There was more to Rav Aharon’s story during this phase of his exalted life. For all of his intensive immersion in Torah study, including giving shiurim, and the burden of sustaining the yeshiva, especially after the Great Depression of 1929, Rav Aharon never lost sight of his obligation to serve the larger community. He was an activist and his activity included Agudath Israel and many other communal causes. At one of the Agudah conventions in the 1950s, as we ate privately, he remarked about his activities in 1917 during the period between the first and second Russian revolutions that occurred that year.

The lesson he taught was of communal responsibility, of caring and working for the attainment of goals that extend far beyond a person’s ordinary four cubits of responsibility.

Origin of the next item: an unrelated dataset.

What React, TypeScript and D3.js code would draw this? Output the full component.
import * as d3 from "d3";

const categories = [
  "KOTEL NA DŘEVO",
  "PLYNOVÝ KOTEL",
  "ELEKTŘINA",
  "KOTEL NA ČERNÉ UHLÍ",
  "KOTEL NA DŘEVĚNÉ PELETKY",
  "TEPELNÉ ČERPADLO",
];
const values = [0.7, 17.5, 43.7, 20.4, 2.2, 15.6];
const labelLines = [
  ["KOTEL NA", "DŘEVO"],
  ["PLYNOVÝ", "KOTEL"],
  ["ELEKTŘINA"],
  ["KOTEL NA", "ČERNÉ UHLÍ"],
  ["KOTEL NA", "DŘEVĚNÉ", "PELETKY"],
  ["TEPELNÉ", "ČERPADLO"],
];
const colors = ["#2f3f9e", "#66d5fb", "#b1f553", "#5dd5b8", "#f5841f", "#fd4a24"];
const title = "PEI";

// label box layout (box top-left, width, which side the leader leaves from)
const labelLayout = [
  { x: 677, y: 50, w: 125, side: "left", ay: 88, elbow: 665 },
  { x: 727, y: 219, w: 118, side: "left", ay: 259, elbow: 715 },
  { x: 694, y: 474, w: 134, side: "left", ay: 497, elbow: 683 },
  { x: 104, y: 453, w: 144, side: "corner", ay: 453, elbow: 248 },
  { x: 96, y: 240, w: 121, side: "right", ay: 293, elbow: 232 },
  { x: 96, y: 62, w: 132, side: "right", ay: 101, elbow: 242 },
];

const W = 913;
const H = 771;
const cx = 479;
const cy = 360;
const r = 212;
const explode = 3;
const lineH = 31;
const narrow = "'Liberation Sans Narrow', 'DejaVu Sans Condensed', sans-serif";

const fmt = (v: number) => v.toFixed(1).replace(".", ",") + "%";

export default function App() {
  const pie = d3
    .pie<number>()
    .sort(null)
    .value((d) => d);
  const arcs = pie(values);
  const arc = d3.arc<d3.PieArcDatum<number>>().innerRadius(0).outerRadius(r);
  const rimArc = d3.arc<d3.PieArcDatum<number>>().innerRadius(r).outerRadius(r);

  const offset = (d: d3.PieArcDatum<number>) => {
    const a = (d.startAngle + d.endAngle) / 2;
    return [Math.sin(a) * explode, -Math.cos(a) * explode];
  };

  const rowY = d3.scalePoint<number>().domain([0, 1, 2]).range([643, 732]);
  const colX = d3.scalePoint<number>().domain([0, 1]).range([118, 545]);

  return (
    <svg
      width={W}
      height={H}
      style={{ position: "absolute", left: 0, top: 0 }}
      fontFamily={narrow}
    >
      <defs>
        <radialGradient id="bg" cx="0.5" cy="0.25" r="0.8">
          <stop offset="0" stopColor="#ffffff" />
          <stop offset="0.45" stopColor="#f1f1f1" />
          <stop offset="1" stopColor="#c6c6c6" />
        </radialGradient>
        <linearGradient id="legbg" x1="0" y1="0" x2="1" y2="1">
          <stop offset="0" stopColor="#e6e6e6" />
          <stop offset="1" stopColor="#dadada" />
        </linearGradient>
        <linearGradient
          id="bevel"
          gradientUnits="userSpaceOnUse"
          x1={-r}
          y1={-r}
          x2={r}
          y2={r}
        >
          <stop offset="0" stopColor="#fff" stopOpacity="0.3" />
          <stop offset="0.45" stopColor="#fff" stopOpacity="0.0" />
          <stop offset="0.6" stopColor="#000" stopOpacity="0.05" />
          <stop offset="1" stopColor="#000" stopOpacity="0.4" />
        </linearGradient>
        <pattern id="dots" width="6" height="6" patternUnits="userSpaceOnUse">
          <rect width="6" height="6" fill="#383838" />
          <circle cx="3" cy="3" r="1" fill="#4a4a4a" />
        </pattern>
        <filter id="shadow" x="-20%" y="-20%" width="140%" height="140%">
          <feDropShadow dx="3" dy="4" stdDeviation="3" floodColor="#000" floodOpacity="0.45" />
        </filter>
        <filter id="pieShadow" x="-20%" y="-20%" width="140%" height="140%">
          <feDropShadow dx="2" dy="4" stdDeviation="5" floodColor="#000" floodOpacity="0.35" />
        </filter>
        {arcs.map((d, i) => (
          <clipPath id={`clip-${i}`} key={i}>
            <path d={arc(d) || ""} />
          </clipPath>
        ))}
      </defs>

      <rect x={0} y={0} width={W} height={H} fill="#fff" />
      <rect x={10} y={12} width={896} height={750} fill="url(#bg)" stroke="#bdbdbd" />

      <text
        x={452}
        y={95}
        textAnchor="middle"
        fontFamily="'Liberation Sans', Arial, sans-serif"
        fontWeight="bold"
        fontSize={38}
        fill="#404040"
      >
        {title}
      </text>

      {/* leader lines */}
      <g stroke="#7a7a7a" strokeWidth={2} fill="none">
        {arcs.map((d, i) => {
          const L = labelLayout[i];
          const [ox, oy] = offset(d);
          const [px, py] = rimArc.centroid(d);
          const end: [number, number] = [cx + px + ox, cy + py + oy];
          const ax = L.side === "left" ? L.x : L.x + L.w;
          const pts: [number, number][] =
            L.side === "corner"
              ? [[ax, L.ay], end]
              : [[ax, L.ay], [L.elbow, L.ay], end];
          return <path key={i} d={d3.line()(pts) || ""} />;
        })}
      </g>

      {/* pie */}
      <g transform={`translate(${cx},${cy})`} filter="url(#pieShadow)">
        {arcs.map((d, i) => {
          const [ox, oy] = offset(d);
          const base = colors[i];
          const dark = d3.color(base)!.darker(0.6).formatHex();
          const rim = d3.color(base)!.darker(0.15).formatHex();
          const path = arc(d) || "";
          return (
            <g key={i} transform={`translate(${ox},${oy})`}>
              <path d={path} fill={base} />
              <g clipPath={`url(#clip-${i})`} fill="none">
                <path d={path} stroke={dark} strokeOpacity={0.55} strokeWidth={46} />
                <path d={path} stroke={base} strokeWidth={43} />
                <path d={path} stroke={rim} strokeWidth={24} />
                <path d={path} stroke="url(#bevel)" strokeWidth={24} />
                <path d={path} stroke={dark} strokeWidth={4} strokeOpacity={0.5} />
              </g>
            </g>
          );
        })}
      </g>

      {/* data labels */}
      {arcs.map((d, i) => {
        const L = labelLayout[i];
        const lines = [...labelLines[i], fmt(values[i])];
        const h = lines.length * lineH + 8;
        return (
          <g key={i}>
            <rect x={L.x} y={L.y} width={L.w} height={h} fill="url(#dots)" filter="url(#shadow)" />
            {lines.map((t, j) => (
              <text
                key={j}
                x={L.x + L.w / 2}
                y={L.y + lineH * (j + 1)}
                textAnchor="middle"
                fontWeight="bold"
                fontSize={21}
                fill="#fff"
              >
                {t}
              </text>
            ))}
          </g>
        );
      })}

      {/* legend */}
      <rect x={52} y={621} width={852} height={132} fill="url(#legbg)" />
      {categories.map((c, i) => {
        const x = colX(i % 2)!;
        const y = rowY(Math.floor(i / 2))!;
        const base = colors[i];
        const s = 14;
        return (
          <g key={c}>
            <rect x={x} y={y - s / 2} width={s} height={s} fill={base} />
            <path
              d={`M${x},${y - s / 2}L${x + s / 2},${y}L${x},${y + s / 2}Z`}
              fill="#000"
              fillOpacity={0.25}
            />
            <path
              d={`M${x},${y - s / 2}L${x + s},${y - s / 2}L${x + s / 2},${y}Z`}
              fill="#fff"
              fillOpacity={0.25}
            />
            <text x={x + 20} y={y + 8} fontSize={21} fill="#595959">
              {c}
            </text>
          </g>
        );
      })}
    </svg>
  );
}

For each of us, of course, this obligation is defined by the positions we hold, as well as by our capabilities. I have known persons whose devotion to the klal has been extraordinary. None reached the super-human level attained by Rav Aharon.

There is a collateral obligation arising from Rav Aharon’s communal activities. His yeshivas, Kletzk and Lakewood, obviously were institutions of advanced Torah study. They operated at the post-high school level and without a scintilla of secular education, even for livelihood purposes. Students could not attend the yeshiva and be enrolled at the same time in an academic program. This was not by chance but rather because Rav Aharon insisted on complete immersion in Torah study. He believed that Torah greatness could not be attained in North America unless there were students who devoted themselves entirely to its study.